When Alice came upon the fork in the road, she saw arrows pointing in two directions and she wondered aloud which way she should go. The Cheshire Cat told her, “if you don’t know where you’re going, either road will do.” Whether you have a small team, or a medium to large-sized organization, moving out without a plan in uncharted waters is like moving without knowing where you’re going. Very few organizations get to a good place without having a solid Strategic Plan to guide them. The essence of strategic planning is understanding the organization’s current environment, defining the future direction, creating the roadmap to get you there and deploying the plan to mobilize your organization. Through five-day, ten-day and longer workshops and engagements, your team can learn how to:
- Survey the current environment
- Define the future direction
- Create the roadmap
- Deploy the plan to mobilize your teams
These skills combined can help your team to focus on the future potential of your organization so you can respond to opportunities and imagine new possibilities that might not exist today.

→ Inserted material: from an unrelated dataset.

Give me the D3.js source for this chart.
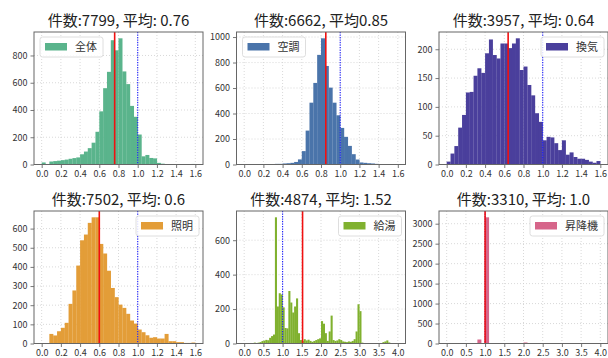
<!DOCTYPE html>
<html>
<head>
<meta charset="utf-8">
<script src="https://cdn.jsdelivr.net/npm/d3@7"></script>
<style>
  html, body { margin: 0; padding: 0; background: #fff; }
  svg { display: block; }
  text { font-family: "Noto Sans CJK JP", "Noto Sans", sans-serif; }
</style>
</head>
<body>
<svg id="chart" width="608" height="358"></svg>
<script>
// Histogram bin counts per end-use (ratio values), bins start at 0
const zentaiCounts = [15,0,22,25,28,32,36,42,47,52,75,95,120,160,240,390,560,680,912,838,926,683,590,430,350,220,60,70,48,45,12,6,3,2,2,1,1,1,1,4];
const kuchoCounts  = [0,0,0,0,1,2,2,3,5,5,8,10,13,20,40,105,266,485,640,860,990,773,603,485,386,287,217,146,81,39,16,13,10,8,5,3,2,2,1,1];
const kankiCounts  = [5,19,32,64,86,125,126,154,167,159,193,217,190,184,210,210,202,210,219,164,170,138,120,89,74,42,48,47,37,25,42,17,21,13,10,10,8,5,3,6];
const shomeiCounts = [0,0,50,42,64,82,108,207,277,407,539,569,630,659,659,520,470,380,290,242,203,186,155,120,104,73,59,43,30,33,26,26,50,12,12,7,7,3,3,5];
const kyutoCounts  = [0,0,2,3,2,5,3,5,8,14,17,21,19,33,43,52,733,215,292,285,210,90,88,305,238,180,215,262,60,20,15,25,18,22,15,10,15,20,25,30,130,115,60,15,70,162,20,15,18,25,20,12,10,8,12,10,15,25,70,228,188,5,0,0,0,0,0,0,0,0,0,0,8,12,18,6,0,0,0,0];
const shokokiCounts = [0,0,0,0,0,0,0,0,100,0,3160,0,0,0,0,0,0,0,0,0,25,0,0,0,0,0,0,0,0,0,0,0,0,0,0,0,0,0,0,0];

const binWidths   = [0.04, 0.04, 0.04, 0.04, 0.05, 0.1];
const seriesLabels = ["全体", "空調", "換気", "照明", "給湯", "昇降機"];
const titleTexts  = ["件数:7799, 平均: 0.76", "件数:6662, 平均0.85", "件数:3957, 平均: 0.64",
                     "件数:7502, 平均: 0.6", "件数:4874, 平均: 1.52", "件数:3310, 平均: 1.0"];
const meanValues  = [0.76, 0.85, 0.64, 0.6, 1.52, 1.0];
const referenceValue = 1.0;

const xTicksShort = [0, 0.2, 0.4, 0.6, 0.8, 1.0, 1.2, 1.4, 1.6];
const xTicksLong  = [0, 0.5, 1.0, 1.5, 2.0, 2.5, 3.0, 3.5, 4.0];
const yTickSets = [
  [0, 200, 400, 600, 800],
  [0, 200, 400, 600, 800, 1000],
  [0, 50, 100, 150, 200],
  [0, 100, 200, 300, 400, 500, 600],
  [0, 200, 400, 600],
  [0, 500, 1000, 1500, 2000, 2500, 3000]
];

const allCounts = [zentaiCounts, kuchoCounts, kankiCounts, shomeiCounts, kyutoCounts, shokokiCounts];
const colors = ["#5ab48c", "#4a74aa", "#4a3f9c", "#e39d38", "#80b12f", "#d6658a"];
const legendSide = ["left", "left", "right", "right", "right", "right"];

const svg = d3.select("#chart");
const lefts = [34, 236.5, 439];
const tops = [32, 211];
const pw = 169, ph = 132.5;

allCounts.forEach((counts, i) => {
  const col = i % 3, row = Math.floor(i / 3);
  const g = svg.append("g").attr("transform", `translate(${lefts[col]},${tops[row]})`);
  const bw = binWidths[i];
  const hi = bw * counts.length;
  const pad = hi * 0.05;
  const x = d3.scaleLinear().domain([-pad, hi + pad]).range([0, pw]);
  const y = d3.scaleLinear().domain([0, d3.max(counts) * 1.05]).range([ph, 0]);
  const xTicks = hi > 2 ? xTicksLong : xTicksShort;
  const yTicks = yTickSets[i];

  // grid
  g.append("g").selectAll("line.gx").data(xTicks).join("line")
    .attr("x1", d => x(d)).attr("x2", d => x(d)).attr("y1", 0).attr("y2", ph)
    .attr("stroke", "#cfcfcf").attr("stroke-width", 0.8).attr("stroke-dasharray", "1,2");
  g.append("g").selectAll("line.gy").data(yTicks).join("line")
    .attr("x1", 0).attr("x2", pw).attr("y1", d => y(d)).attr("y2", d => y(d))
    .attr("stroke", "#cfcfcf").attr("stroke-width", 0.8).attr("stroke-dasharray", "1,2");

  // bars
  const bins = counts.map((c, k) => ({ x0: k * bw, x1: (k + 1) * bw, c }));
  g.append("g").selectAll("rect").data(bins.filter(b => b.c > 0)).join("rect")
    .attr("x", d => x(d.x0))
    .attr("width", d => x(d.x1) - x(d.x0) + 0.15)
    .attr("y", d => y(d.c))
    .attr("height", d => ph - y(d.c))
    .attr("fill", colors[i]);

  // reference and mean lines
  g.append("line")
    .attr("x1", x(referenceValue)).attr("x2", x(referenceValue)).attr("y1", 0).attr("y2", ph)
    .attr("stroke", "#1a1aff").attr("stroke-width", 1.1).attr("stroke-dasharray", "1.2,1.3");
  g.append("line")
    .attr("x1", x(meanValues[i])).attr("x2", x(meanValues[i])).attr("y1", 0).attr("y2", ph)
    .attr("stroke", "#f01010").attr("stroke-width", 1.6);

  // axes
  const xAxis = g.append("g").attr("transform", `translate(0,${ph})`)
    .call(d3.axisBottom(x).tickValues(xTicks).tickFormat(d3.format(".1f")).tickSize(3.5).tickPadding(3));
  const yAxis = g.append("g")
    .call(d3.axisLeft(y).tickValues(yTicks).tickFormat(d3.format("d")).tickSize(3.5).tickPadding(3));
  [xAxis, yAxis].forEach(a => {
    a.select(".domain").remove();
    a.selectAll(".tick line").attr("stroke", "#555").attr("stroke-width", 0.8);
    a.selectAll(".tick text").attr("fill", "#333").style("font-size", "9px")
      .style("font-family", '"Noto Sans CJK JP", sans-serif');
  });

  // frame
  g.append("rect").attr("x", 0).attr("y", 0).attr("width", pw).attr("height", ph)
    .attr("fill", "none").attr("stroke", "#666").attr("stroke-width", 1);

  // title
  g.append("text").attr("x", pw / 2).attr("y", -6).attr("text-anchor", "middle")
    .attr("fill", "#222").style("font-size", "15px").text(titleTexts[i]);

  // legend
  const lg = g.append("g");
  const label = lg.append("text").style("font-size", "11px").attr("fill", "#333").text(seriesLabels[i]);
  const tw = label.node().getComputedTextLength();
  const boxW = 5 + 22 + 8 + tw + 6, boxH = 20;
  const bx = legendSide[i] === "left" ? 6 : pw - 4 - boxW;
  const by = 5;
  lg.insert("rect", "text").attr("x", bx).attr("y", by).attr("width", boxW).attr("height", boxH)
    .attr("rx", 2.5).attr("fill", "rgba(255,255,255,0.85)").attr("stroke", "#d6d6d6").attr("stroke-width", 0.8);
  lg.insert("rect", "text").attr("x", bx + 5).attr("y", by + 6).attr("width", 22).attr("height", 7.5)
    .attr("fill", colors[i]);
  label.attr("x", bx + 35).attr("y", by + 14);
});
</script>
</body>
</html>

In the early 1960′s, when President John F. Kennedy said, “We will put a man on the moon and return him safely home by the end of this decade,” he captured the essence of vision. Seeing a new reality and capturing it in a brief, vivid statement is the kind of thing that can launch a great endeavor or that can mobilize an organization toward a new, uncharted direction. At the heart of envisioning is surveying the environment, imagining a new reality, capturing the vision statement and mobilizing the organization to achieve. Through two, three and five-day workshops, your team can learn how to:
- Assess the landscape
- Look beyond current circumstances
- Craft a vivid, mobilizing vision statement
- Communicate the vision to your teams
These skills combined can help your team to seize future potential by casting off the ties that bind your organization to current thinking so you can grow organically with new products, services or ideas.

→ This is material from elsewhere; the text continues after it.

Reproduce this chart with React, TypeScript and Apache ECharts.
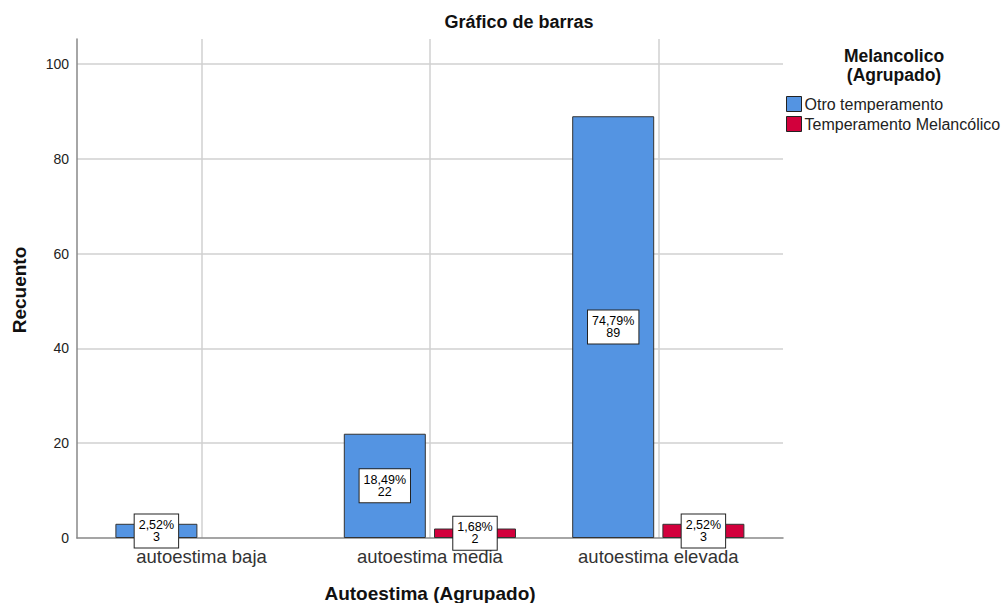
import React, { useEffect, useRef } from 'react';
import * as echarts from 'echarts';

const categories = ['autoestima baja', 'autoestima media', 'autoestima elevada'];
const seriesNames = ['Otro temperamento', 'Temperamento Melancólico'];
const otroValues = [3, 22, 89];
const melancolicoValues = [0, 2, 3];
const yMax = 105.3;
const yInterval = 20;

const FONT = '"Liberation Sans", Arial, Helvetica, sans-serif';
const BLUE = '#5494E2';
const RED = '#D2003C';

const total = [...otroValues, ...melancolicoValues].reduce((a, b) => a + b, 0);

const labelFormatter = (p: any) =>
  `${((p.value / total) * 100).toFixed(2).replace('.', ',')}%\n${p.value}`;

const barLabel = {
  show: true,
  position: 'inside',
  formatter: labelFormatter,
  color: '#000',
  fontFamily: FONT,
  fontSize: 12.5,
  lineHeight: 12,
  backgroundColor: '#fff',
  borderColor: '#222',
  borderWidth: 1,
  padding: [5, 4, 4, 4],
};

const toData = (vals: number[]) =>
  vals.map((v) =>
    v === 0
      ? { value: v, label: { show: false }, itemStyle: { opacity: 0, borderWidth: 0 } }
      : { value: v }
  );

export default function App() {
  const ref = useRef<HTMLDivElement>(null);
  useEffect(() => {
    if (!ref.current) return;
    const chart = echarts.init(ref.current, undefined, { renderer: 'svg' });
    chart.setOption({
      animation: false,
      backgroundColor: '#fff',
      textStyle: { fontFamily: FONT },
      grid: [
        { left: 77, top: 39, width: 706, height: 499, containLabel: false },
        { left: 87.3, top: 39, width: 685.2, height: 499, containLabel: false },
      ],
      xAxis: [
        {
          type: 'value',
          gridIndex: 0,
          min: 0,
          max: 1,
          axisLine: { show: true, onZero: false, lineStyle: { color: '#888', width: 1.5 } },
          axisTick: { show: false },
          axisLabel: { show: false },
          splitLine: { show: false },
        },
        {
          type: 'category',
          gridIndex: 1,
          data: categories,
          axisLine: { show: false },
          axisTick: { show: false },
          splitLine: { show: false },
          axisLabel: { fontSize: 18.5, color: '#333', margin: 9, fontFamily: FONT },
        },
      ],
      yAxis: [
        {
          type: 'value',
          gridIndex: 0,
          min: 0,
          max: yMax,
          interval: yInterval,
          axisLine: { show: true, lineStyle: { color: '#888', width: 1.5 } },
          axisTick: { show: false },
          axisLabel: { fontSize: 14, color: '#222', margin: 8, showMaxLabel: false, fontFamily: FONT },
          splitLine: {
            show: true,
            showMinLine: false,
            showMaxLine: false,
            lineStyle: { color: '#d0d0d0', width: 1.5 },
          },
        },
        {
          type: 'value',
          gridIndex: 1,
          min: 0,
          max: yMax,
          interval: yInterval,
          show: false,
          splitLine: { show: false },
        },
      ],
      legend: {
        orient: 'vertical',
        left: 786,
        top: 96,
        padding: 0,
        itemWidth: 15,
        itemHeight: 15,
        itemGap: 4,
        icon: 'rect',
        data: seriesNames,
        textStyle: { fontSize: 16, color: '#222', fontFamily: FONT, padding: [0, 0, 0, -2] },
        itemStyle: { borderColor: '#222', borderWidth: 1 },
      },
      series: [
        {
          name: seriesNames[0],
          type: 'bar',
          xAxisIndex: 1,
          yAxisIndex: 1,
          barWidth: 82,
          barGap: '10%',
          data: toData(otroValues),
          itemStyle: { color: BLUE, borderColor: '#333', borderWidth: 1 },
          label: barLabel,
        },
        {
          name: seriesNames[1],
          type: 'bar',
          xAxisIndex: 1,
          yAxisIndex: 1,
          barWidth: 82,
          barGap: '10%',
          data: toData(melancolicoValues),
          itemStyle: { color: RED, borderColor: '#333', borderWidth: 1 },
          label: barLabel,
        },
        {
          name: 'gridlines',
          type: 'line',
          xAxisIndex: 1,
          yAxisIndex: 1,
          data: [],
          silent: true,
          z: 0,
          markLine: {
            silent: true,
            symbol: ['none', 'none'],
            label: { show: false },
            lineStyle: { color: '#d0d0d0', width: 1.5, type: 'solid' },
            z: 0,
            data: categories.map((c) => ({ xAxis: c })),
          },
        },
      ],
      graphic: [
        {
          type: 'text',
          x: 519,
          y: 22,
          style: {
            text: 'Gráfico de barras',
            font: `bold 18px ${FONT}`,
            fill: '#111',
            textAlign: 'center',
            textVerticalAlign: 'middle',
          },
        },
        {
          type: 'text',
          x: 19,
          y: 290,
          rotation: Math.PI / 2,
          style: {
            text: 'Recuento',
            font: `bold 19px ${FONT}`,
            fill: '#111',
            textAlign: 'center',
            textVerticalAlign: 'middle',
          },
        },
        {
          type: 'text',
          x: 430,
          y: 593,
          style: {
            text: 'Autoestima (Agrupado)',
            font: `bold 19px ${FONT}`,
            fill: '#111',
            textAlign: 'center',
            textVerticalAlign: 'middle',
          },
        },
        {
          type: 'text',
          x: 894,
          y: 56,
          style: {
            text: 'Melancolico',
            font: `bold 17.5px ${FONT}`,
            fill: '#111',
            textAlign: 'center',
            textVerticalAlign: 'middle',
          },
        },
        {
          type: 'text',
          x: 894,
          y: 75,
          style: {
            text: '(Agrupado)',
            font: `bold 17.5px ${FONT}`,
            fill: '#111',
            textAlign: 'center',
            textVerticalAlign: 'middle',
          },
        },
      ],
    });
    return () => chart.dispose();
  }, []);
  return (
    <div
      ref={ref}
      style={{ position: 'fixed', left: 0, top: 0, width: 1005, height: 603, background: '#fff' }}
    />
  );
}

In Ron Howard’s movie, Apollo 13, the team is confronted with a perilous dilemma when the oxygen scrubbers fail. In very little time, they must craft a mechanism out of spare parts to save the lives of the men on the ship. Could your team do something like that? Central to missioneering is recognizing that an organizational problem exists, moving beyond individual needs to work as a team, bringing together resources and eliminating obstacles to success and firing on all cylinders. Through two, three and five-day workshops, your team can learn how to:
- Recognize and define the organizational or team issue
- Work as a high-performance team
- Provide resources and eliminate obstacles to success
- Serve as a catalyst to help other teams to fire on all cylinders
These skills combined can help your team to embody the kinds of workplace attitudes, demonstrating them through behavior that not only gets the job done, but that also gets it done in a way that spurs everyone on to greatness.

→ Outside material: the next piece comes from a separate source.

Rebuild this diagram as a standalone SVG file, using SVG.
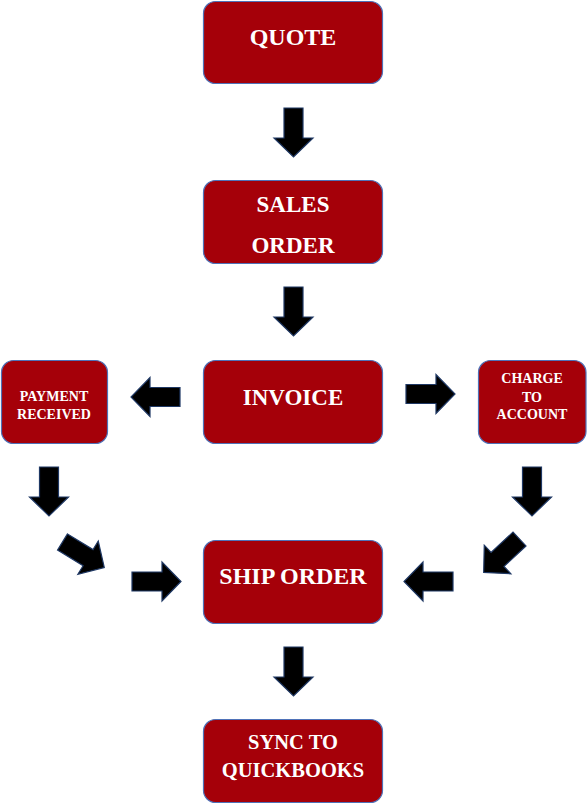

When any football team wins the Super Bowl it is because they had an effective game plan that was better than their competitor’s plan and they executed it superbly. Planning is often overlooked but it is absolutely critical to success. Planning includes predicting challenges that might appear and mitigating them through effective preparation. Bringing a team to success means maximizing available talent. To be truly great at project execution, managers must master the art of tying project plans to organizational goals and objectives, they must craft tactical or operational plans that meet mission goals, they must plan for unseen things that could happen and they must react to variances with grace and forethought. Through two, three and five-day workshops, your team can learn how to:
- Understand the organization’s strategic direction
- Develop tactical and operational plans keyed to mission goals
- Plan to mitigate risk of potential circumstances
- Bring the team together to react to change so the plan doesn’t get derailed
These skills combined can help your team to lessen their bias toward the tactical plan to the realization that they may need to make small changes to achieve project excellence.